There are somewhere around 2,600,000 nurses today. These are individuals who have dedicated their lives to caring for others. Even in a field with so many heroes, there are still a few stand outs. These are the ones who have gone the extra distance to advance their field and become leaders. While there are many people who certainly deserve to be on a list of influential American nurses, this list has been whittled down to just ten.
The purpose of this list is to enumerate some of the most influential American nurses and, yes, Florence Nightingale is English. However, her contributions to nursing and indeed the world supersede any sort of national boundary. She cared for the poor and the ill, advocated for better health care for everyone and trained and mentored other nurses. While serving in the Crimean War, she found that many of the soldiers were dying due to poor sanitation and worked to improve conditions. Later, she and Dr. Elizabeth Blackwell opened the first medical school for women. For these reasons and many more, we celebrate International Nursing Day on May 12, her birthday.
2. James Durham
While we think of nursing as a predominantly female profession, there have nevertheless been men practicing nursing throughout history. Born into slavery, James Durham was the first African-American in the United States to formally practice medicine, although he never received any formal medical training. Owned by several doctors, one of his owners encouraged his interest in medicine. It was by working as a nurse that he was able to purchase his freedom in 1783 and open a medical practice of his own.
During the Civil War, Dix was superintendent of Union Army Nurses but was relieved of her duties after some serious disagreement with Army doctors. Because Dix believed in caring for everyone, she and her nurses were among the only ones to care for Confederate soldiers. Her real contributions, however, lie in the mental health field. After taking an interest in how the mentally ill were cared for, she began petitioning Congress and drafting legislation on their behalf. She is credited with creating the first mental health system in the United States.
4. Clara Barton
Much like her contemporary Dorthea Dix, Clara Barton served as a nurse during the Civil War, caring for wounded Union soldiers. In 1864 she became the “Lady in Charge” of Union hospitals.
Like Dix, Barton is best known for her activities outside of the war. It was after a trip to England where she visited the Committee of the Red Cross that she was motivated to create a branch in the United States. The American Red Cross is still in operation and provides relief to disaster victims.
Richards was the first student to enroll in America’s first nurse’s training school. She served as an influential director of the Boston Training School for Nurses. Late in her career she founded the American Society of Superintendents of Training Schools and headed the Philadelphia Visiting Nurses Society. Some of her most important work, however, was conducted at Bellevue Hospital where, appalled by the state of record keeping, she developed a system for keeping track of each patient’s medical records. Her system was adopted in both the UK and the US. In 1994 she was inducted into the Women’s Hall of Fame.
6. Mary Eliza Mahoney
Mahoney was the first African American woman to become a nurse in the United States. She served at the New England Hospital for Women and Children for 15 years before finally being admitted to a nearby nursing school. One of only four graduates out of an original 42, she spent much of her career as a private duty nurse. The last decade of her career was spent as director of an orphanage for African-American children.

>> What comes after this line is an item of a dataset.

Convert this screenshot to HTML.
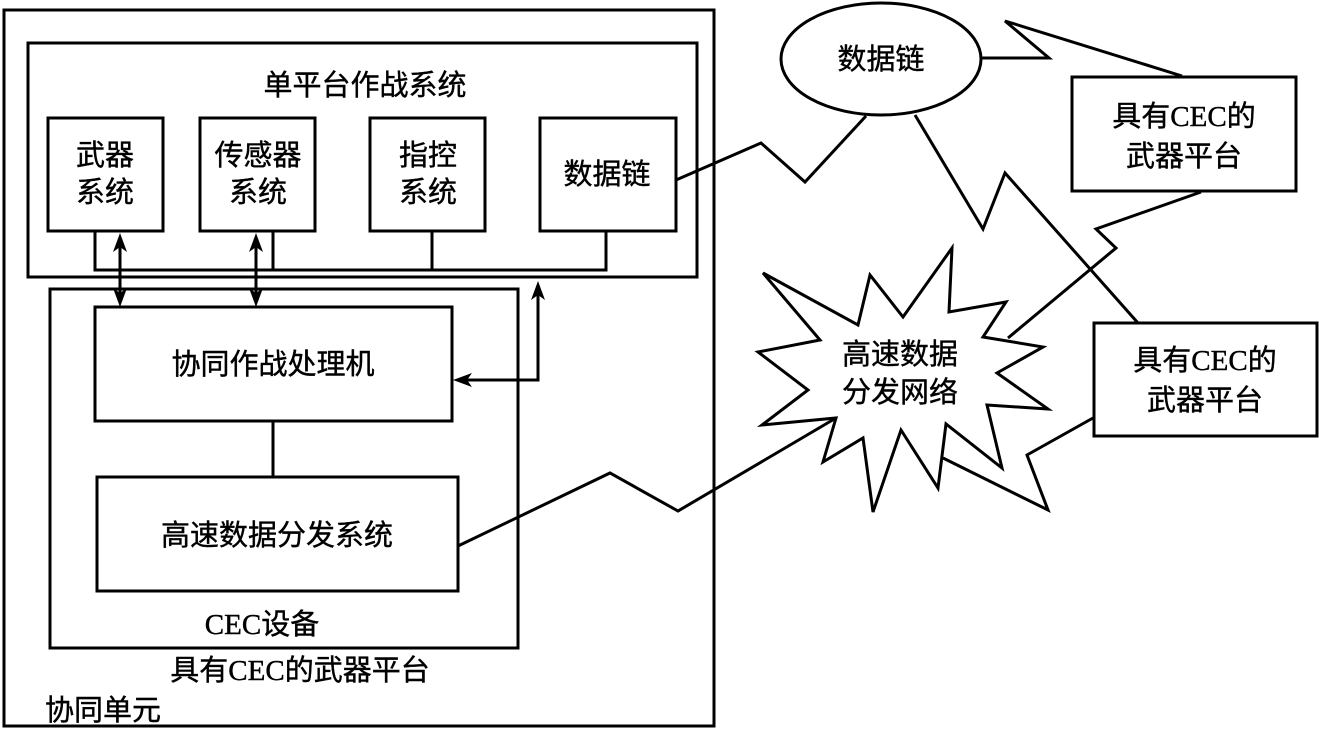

She was one of the original members of the Nurses Associated Alumnae of the United States and Canada. She went on to cofound the National Association of Colored Graduate Nurses. The organization later developed an award in her honor for women who contributed to racial integration in nursing.
7. Anna Caroline Maxwell
Known as the “American Florence Nightingale,” Anna Caroline Maxwell created the Army Nurse Corps during the Spanish- American War. She served as superintendent of nurses at a number of hospitals. Maxwell went on to become the first director of New York Presbyterian Hospital, later known as Columbia School of Nursing.
Margret Sanger was the pioneer behind the women’s health movement. She disseminated information to women about such topics as menstruation, sexuality and birth control. Often in trouble with the law for her controversial behavior, she went on, in 1921, to found the American Birth Control League later known as Planned Parenthood.
9. Sharon Ann Lane
Sharon Ann Lane served as a First Lieutenant in Vietnam. One of only eight military nurses who died in Vietnam, she was the only one who died as a direct result of enemy fire. She stands as a symbol of the sacrifice made by women who serve in times of war.
10. Virginia Lynch
Noticing how nurses were expected to identify, collect and preserve evidence from crime victims brought into the ER, Virginia Lynch came to realize that there should be a discipline within the field of nursing for nurses regularly involved in police investigation and the legal system. This discipline would encompass the sexual assault nurse, the death investigator, the legal consultant nurse, the psychiatric nurse and the emergency room nurse. After two years of Independent study at the Southwestern Institute of Forensic Sciences, Lynch created the first Master’s degree program in forensic nursing at the University of Texas- Arlington.